:: Job ::
Set down every entry again word for word, please, but skip the pictures.

Source code of charts

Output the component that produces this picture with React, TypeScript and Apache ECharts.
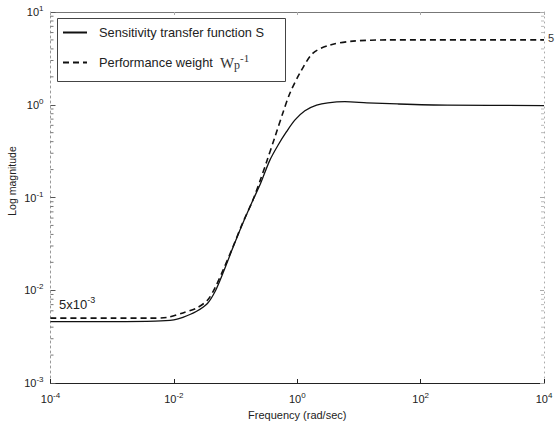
import React, { useEffect, useRef } from "react";
import * as echarts from "echarts";

// Frequency (rad/sec) and magnitude
const sFreq = [1e-4, 1e-3, 5e-3, 0.01, 0.014, 0.023, 0.035, 0.047, 0.063, 0.091, 0.13, 0.19, 0.25, 0.36, 0.49, 0.67, 0.92, 1.33, 2.06, 3.14, 5.9, 13.5, 42, 270, 1e4];
const sMag = [4.6e-3, 4.6e-3, 4.65e-3, 4.8e-3, 5.1e-3, 5.9e-3, 7.2e-3, 0.0098, 0.0155, 0.029, 0.052, 0.093, 0.138, 0.253, 0.368, 0.512, 0.686, 0.863, 0.99, 1.05, 1.08, 1.05, 1.02, 0.99, 0.98];

const wFreq = [1e-4, 1e-3, 4e-3, 0.0078, 0.014, 0.023, 0.035, 0.047, 0.063, 0.091, 0.13, 0.19, 0.25, 0.32, 0.435, 0.59, 0.76, 1.1, 1.8, 3.4, 8, 30, 1e4];
const wMag = [5.0e-3, 5.0e-3, 5.0e-3, 5.1e-3, 5.7e-3, 6.4e-3, 7.8e-3, 0.0108, 0.0166, 0.0295, 0.053, 0.093, 0.152, 0.245, 0.45, 0.83, 1.33, 2.19, 3.6, 4.4, 4.85, 5.0, 5.0];

const xTickExps = [-4, -2, 0, 2, 4];
const yTickExps = [-3, -2, -1, 0, 1];
const yMinorMantissas = [2, 3, 4, 5, 6, 7, 8, 9];

const seriesNames = ["Sensitivity transfer function S", "Performance weight"];

const FONT = "Liberation Sans, Arial, sans-serif";
const SERIF = "Liberation Serif, serif";

export default function App() {
  const ref = useRef<HTMLDivElement>(null);
  useEffect(() => {
    const chart = echarts.init(ref.current!, null, { renderer: "svg" });
    const xMin = Math.pow(10, xTickExps[0]);
    const xMax = Math.pow(10, xTickExps[xTickExps.length - 1]);
    const yMin = Math.pow(10, yTickExps[0]);
    const yMax = Math.pow(10, yTickExps[yTickExps.length - 1]);

    const minorData: number[][] = [];
    for (let e = yTickExps[0]; e < yTickExps[yTickExps.length - 1]; e++) {
      for (const m of yMinorMantissas) minorData.push([xMin, m * Math.pow(10, e)]);
    }

    const fmt = (v: number) => `10{sup|${Math.round(Math.log10(v))}}`;
    const rich = { sup: { fontSize: 8, fontFamily: FONT, color: "#222", padding: [0, 0, 7, 0] } };

    chart.setOption({
      animation: false,
      backgroundColor: "#fff",
      grid: { left: 50.5, right: 15, top: 12, bottom: 42 },
      legend: {
        data: [seriesNames[0], seriesNames[1]],
        orient: "vertical",
        left: 57,
        top: 18,
        itemWidth: 24,
        itemHeight: 12,
        itemGap: 13,
        padding: [8, 5, 5, 5],
        itemStyle: { opacity: 0 },
        textStyle: {
          fontFamily: FONT,
          fontSize: 12.8,
          color: "#222",
          padding: [0, 0, 0, 7],
          rich: {
            t: { fontFamily: FONT, fontSize: 12.8, color: "#222" },
            w: { fontFamily: SERIF, fontSize: 15, color: "#333" },
            sub: { fontFamily: SERIF, fontSize: 12, color: "#333", padding: [5, 0, 0, 0] },
            sup: { fontFamily: SERIF, fontSize: 11, color: "#333", padding: [0, 0, 10, 0] },
          },
        },
        formatter: (name: string) =>
          name === seriesNames[1] ? `{t|${name}}  {w|W}{sub|p}{sup|-1}` : name,
      },
      xAxis: [
        {
          type: "log",
          logBase: 10,
          min: xMin,
          max: xMax,
          interval: 2,
          axisLine: { lineStyle: { color: "#222", width: 1 } },
          axisTick: { inside: true, length: 4, lineStyle: { color: "#222" } },
          axisLabel: { formatter: fmt, rich, fontFamily: FONT, fontSize: 11, color: "#222", margin: 8 },
          splitLine: { show: false },
          name: "Frequency (rad/sec)",
          nameLocation: "middle",
          nameGap: 26,
          nameTextStyle: { fontFamily: FONT, fontSize: 11, color: "#222" },
        },
        {
          type: "log",
          logBase: 10,
          min: xMin,
          max: xMax,
          interval: 2,
          position: "top",
          axisLine: { lineStyle: { color: "#777", width: 1 } },
          axisTick: { inside: true, length: 3, lineStyle: { color: "#aaa" } },
          axisLabel: { show: false },
          splitLine: { show: false },
        },
      ],
      yAxis: [
        {
          type: "log",
          logBase: 10,
          min: yMin,
          max: yMax,
          interval: 1,
          axisLine: { lineStyle: { color: "#999", width: 1, type: [2, 3] } },
          axisTick: { inside: true, length: 5, lineStyle: { color: "#555" } },
          axisLabel: { formatter: fmt, rich, fontFamily: FONT, fontSize: 11, color: "#222", margin: 7 },
          splitLine: { show: false },
        },
        {
          type: "log",
          logBase: 10,
          min: yMin,
          max: yMax,
          interval: 1,
          position: "right",
          axisLine: { lineStyle: { color: "#aaa", width: 1, type: [1, 4] } },
          axisTick: { inside: true, length: 4, lineStyle: { color: "#aaa" } },
          axisLabel: { show: false },
          splitLine: { show: false },
        },
      ],
      graphic: [
        {
          type: "rect",
          z: 3,
          shape: { x: 57.5, y: 18.5, width: 228, height: 63 },
          style: { fill: "#fff", stroke: "#444", lineWidth: 1 },
        },
        {
          type: "text",
          x: 12,
          y: 181,
          rotation: Math.PI / 2,
          style: { text: "Log magnitude", fontFamily: FONT, fontSize: 10.5, fill: "#222", align: "center", verticalAlign: "middle" },
        },
        {
          type: "text",
          x: 59,
          y: 304,
          style: {
            text: "5x10{sup|-3}",
            fontFamily: FONT,
            fontSize: 13,
            fill: "#222",
            verticalAlign: "middle",
            rich: { sup: { fontSize: 9, fontFamily: FONT, fill: "#222", padding: [0, 0, 9, 0] } },
          },
        },
        {
          type: "text",
          x: 548,
          y: 38,
          style: { text: "5", fontFamily: FONT, fontSize: 11, fill: "#333", verticalAlign: "middle" },
        },
      ],
      series: [
        {
          name: seriesNames[0],
          type: "line",
          data: sFreq.map((f, i) => [f, sMag[i]]),
          showSymbol: false,
          symbol: "none",
          smooth: 0.3,
          lineStyle: { color: "#111", width: 1.3, type: "solid" },
          itemStyle: { color: "#111" },
        },
        {
          name: seriesNames[1],
          type: "line",
          data: wFreq.map((f, i) => [f, wMag[i]]),
          showSymbol: false,
          symbol: "none",
          smooth: 0.3,
          lineStyle: { color: "#111", width: 1.6, type: [6, 4] },
          itemStyle: { color: "#111" },
        },
        {
          name: "minorTicks",
          type: "custom",
          silent: true,
          data: minorData,
          encode: { x: 0, y: 1 },
          renderItem: (params: any, api: any) => {
            const v = api.value(1);
            const l = api.coord([xMin, v]);
            const r = api.coord([xMax, v]);
            return {
              type: "group",
              children: [
                { type: "line", shape: { x1: l[0], y1: l[1], x2: l[0] + 3, y2: l[1] }, style: { stroke: "#777", lineWidth: 1 } },
                { type: "line", shape: { x1: r[0] - 3, y1: r[1], x2: r[0], y2: r[1] }, style: { stroke: "#bbb", lineWidth: 1 } },
              ],
            };
          },
        },
      ],
    });
    return () => chart.dispose();
  }, []);
  return <div ref={ref} style={{ position: "fixed", left: 0, top: 0, width: 559, height: 425 }} />;
}
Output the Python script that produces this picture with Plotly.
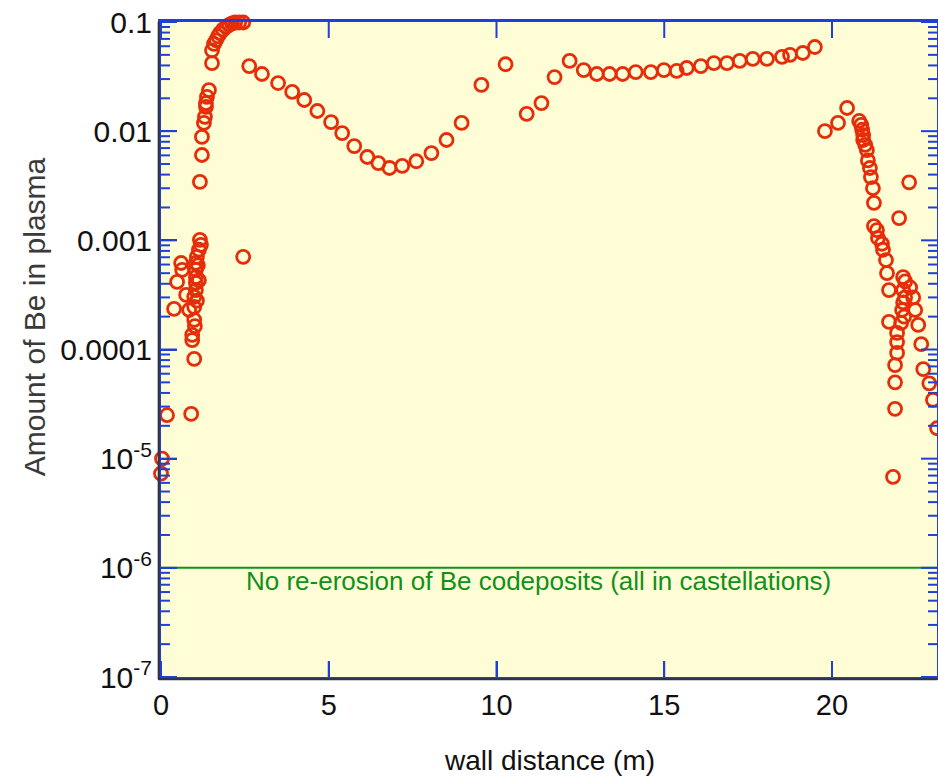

:: The answer ::
Output the component that produces this picture with React, TypeScript and Apache ECharts.
import React, { useEffect, useRef } from "react";
import * as echarts from "echarts";

// Frequency (rad/sec) and magnitude
const sFreq = [1e-4, 1e-3, 5e-3, 0.01, 0.014, 0.023, 0.035, 0.047, 0.063, 0.091, 0.13, 0.19, 0.25, 0.36, 0.49, 0.67, 0.92, 1.33, 2.06, 3.14, 5.9, 13.5, 42, 270, 1e4];
const sMag = [4.6e-3, 4.6e-3, 4.65e-3, 4.8e-3, 5.1e-3, 5.9e-3, 7.2e-3, 0.0098, 0.0155, 0.029, 0.052, 0.093, 0.138, 0.253, 0.368, 0.512, 0.686, 0.863, 0.99, 1.05, 1.08, 1.05, 1.02, 0.99, 0.98];

const wFreq = [1e-4, 1e-3, 4e-3, 0.0078, 0.014, 0.023, 0.035, 0.047, 0.063, 0.091, 0.13, 0.19, 0.25, 0.32, 0.435, 0.59, 0.76, 1.1, 1.8, 3.4, 8, 30, 1e4];
const wMag = [5.0e-3, 5.0e-3, 5.0e-3, 5.1e-3, 5.7e-3, 6.4e-3, 7.8e-3, 0.0108, 0.0166, 0.0295, 0.053, 0.093, 0.152, 0.245, 0.45, 0.83, 1.33, 2.19, 3.6, 4.4, 4.85, 5.0, 5.0];

const xTickExps = [-4, -2, 0, 2, 4];
const yTickExps = [-3, -2, -1, 0, 1];
const yMinorMantissas = [2, 3, 4, 5, 6, 7, 8, 9];

const seriesNames = ["Sensitivity transfer function S", "Performance weight"];

const FONT = "Liberation Sans, Arial, sans-serif";
const SERIF = "Liberation Serif, serif";

export default function App() {
  const ref = useRef<HTMLDivElement>(null);
  useEffect(() => {
    const chart = echarts.init(ref.current!, null, { renderer: "svg" });
    const xMin = Math.pow(10, xTickExps[0]);
    const xMax = Math.pow(10, xTickExps[xTickExps.length - 1]);
    const yMin = Math.pow(10, yTickExps[0]);
    const yMax = Math.pow(10, yTickExps[yTickExps.length - 1]);

    const minorData: number[][] = [];
    for (let e = yTickExps[0]; e < yTickExps[yTickExps.length - 1]; e++) {
      for (const m of yMinorMantissas) minorData.push([xMin, m * Math.pow(10, e)]);
    }

    const fmt = (v: number) => `10{sup|${Math.round(Math.log10(v))}}`;
    const rich = { sup: { fontSize: 8, fontFamily: FONT, color: "#222", padding: [0, 0, 7, 0] } };

    chart.setOption({
      animation: false,
      backgroundColor: "#fff",
      grid: { left: 50.5, right: 15, top: 12, bottom: 42 },
      legend: {
        data: [seriesNames[0], seriesNames[1]],
        orient: "vertical",
        left: 57,
        top: 18,
        itemWidth: 24,
        itemHeight: 12,
        itemGap: 13,
        padding: [8, 5, 5, 5],
        itemStyle: { opacity: 0 },
        textStyle: {
          fontFamily: FONT,
          fontSize: 12.8,
          color: "#222",
          padding: [0, 0, 0, 7],
          rich: {
            t: { fontFamily: FONT, fontSize: 12.8, color: "#222" },
            w: { fontFamily: SERIF, fontSize: 15, color: "#333" },
            sub: { fontFamily: SERIF, fontSize: 12, color: "#333", padding: [5, 0, 0, 0] },
            sup: { fontFamily: SERIF, fontSize: 11, color: "#333", padding: [0, 0, 10, 0] },
          },
        },
        formatter: (name: string) =>
          name === seriesNames[1] ? `{t|${name}}  {w|W}{sub|p}{sup|-1}` : name,
      },
      xAxis: [
        {
          type: "log",
          logBase: 10,
          min: xMin,
          max: xMax,
          interval: 2,
          axisLine: { lineStyle: { color: "#222", width: 1 } },
          axisTick: { inside: true, length: 4, lineStyle: { color: "#222" } },
          axisLabel: { formatter: fmt, rich, fontFamily: FONT, fontSize: 11, color: "#222", margin: 8 },
          splitLine: { show: false },
          name: "Frequency (rad/sec)",
          nameLocation: "middle",
          nameGap: 26,
          nameTextStyle: { fontFamily: FONT, fontSize: 11, color: "#222" },
        },
        {
          type: "log",
          logBase: 10,
          min: xMin,
          max: xMax,
          interval: 2,
          position: "top",
          axisLine: { lineStyle: { color: "#777", width: 1 } },
          axisTick: { inside: true, length: 3, lineStyle: { color: "#aaa" } },
          axisLabel: { show: false },
          splitLine: { show: false },
        },
      ],
      yAxis: [
        {
          type: "log",
          logBase: 10,
          min: yMin,
          max: yMax,
          interval: 1,
          axisLine: { lineStyle: { color: "#999", width: 1, type: [2, 3] } },
          axisTick: { inside: true, length: 5, lineStyle: { color: "#555" } },
          axisLabel: { formatter: fmt, rich, fontFamily: FONT, fontSize: 11, color: "#222", margin: 7 },
          splitLine: { show: false },
        },
        {
          type: "log",
          logBase: 10,
          min: yMin,
          max: yMax,
          interval: 1,
          position: "right",
          axisLine: { lineStyle: { color: "#aaa", width: 1, type: [1, 4] } },
          axisTick: { inside: true, length: 4, lineStyle: { color: "#aaa" } },
          axisLabel: { show: false },
          splitLine: { show: false },
        },
      ],
      graphic: [
        {
          type: "rect",
          z: 3,
          shape: { x: 57.5, y: 18.5, width: 228, height: 63 },
          style: { fill: "#fff", stroke: "#444", lineWidth: 1 },
        },
        {
          type: "text",
          x: 12,
          y: 181,
          rotation: Math.PI / 2,
          style: { text: "Log magnitude", fontFamily: FONT, fontSize: 10.5, fill: "#222", align: "center", verticalAlign: "middle" },
        },
        {
          type: "text",
          x: 59,
          y: 304,
          style: {
            text: "5x10{sup|-3}",
            fontFamily: FONT,
            fontSize: 13,
            fill: "#222",
            verticalAlign: "middle",
            rich: { sup: { fontSize: 9, fontFamily: FONT, fill: "#222", padding: [0, 0, 9, 0] } },
          },
        },
        {
          type: "text",
          x: 548,
          y: 38,
          style: { text: "5", fontFamily: FONT, fontSize: 11, fill: "#333", verticalAlign: "middle" },
        },
      ],
      series: [
        {
          name: seriesNames[0],
          type: "line",
          data: sFreq.map((f, i) => [f, sMag[i]]),
          showSymbol: false,
          symbol: "none",
          smooth: 0.3,
          lineStyle: { color: "#111", width: 1.3, type: "solid" },
          itemStyle: { color: "#111" },
        },
        {
          name: seriesNames[1],
          type: "line",
          data: wFreq.map((f, i) => [f, wMag[i]]),
          showSymbol: false,
          symbol: "none",
          smooth: 0.3,
          lineStyle: { color: "#111", width: 1.6, type: [6, 4] },
          itemStyle: { color: "#111" },
        },
        {
          name: "minorTicks",
          type: "custom",
          silent: true,
          data: minorData,
          encode: { x: 0, y: 1 },
          renderItem: (params: any, api: any) => {
            const v = api.value(1);
            const l = api.coord([xMin, v]);
            const r = api.coord([xMax, v]);
            return {
              type: "group",
              children: [
                { type: "line", shape: { x1: l[0], y1: l[1], x2: l[0] + 3, y2: l[1] }, style: { stroke: "#777", lineWidth: 1 } },
                { type: "line", shape: { x1: r[0] - 3, y1: r[1], x2: r[0], y2: r[1] }, style: { stroke: "#bbb", lineWidth: 1 } },
              ],
            };
          },
        },
      ],
    });
    return () => chart.dispose();
  }, []);
  return <div ref={ref} style={{ position: "fixed", left: 0, top: 0, width: 559, height: 425 }} />;
}
Output the Python script that produces this picture with Plotly.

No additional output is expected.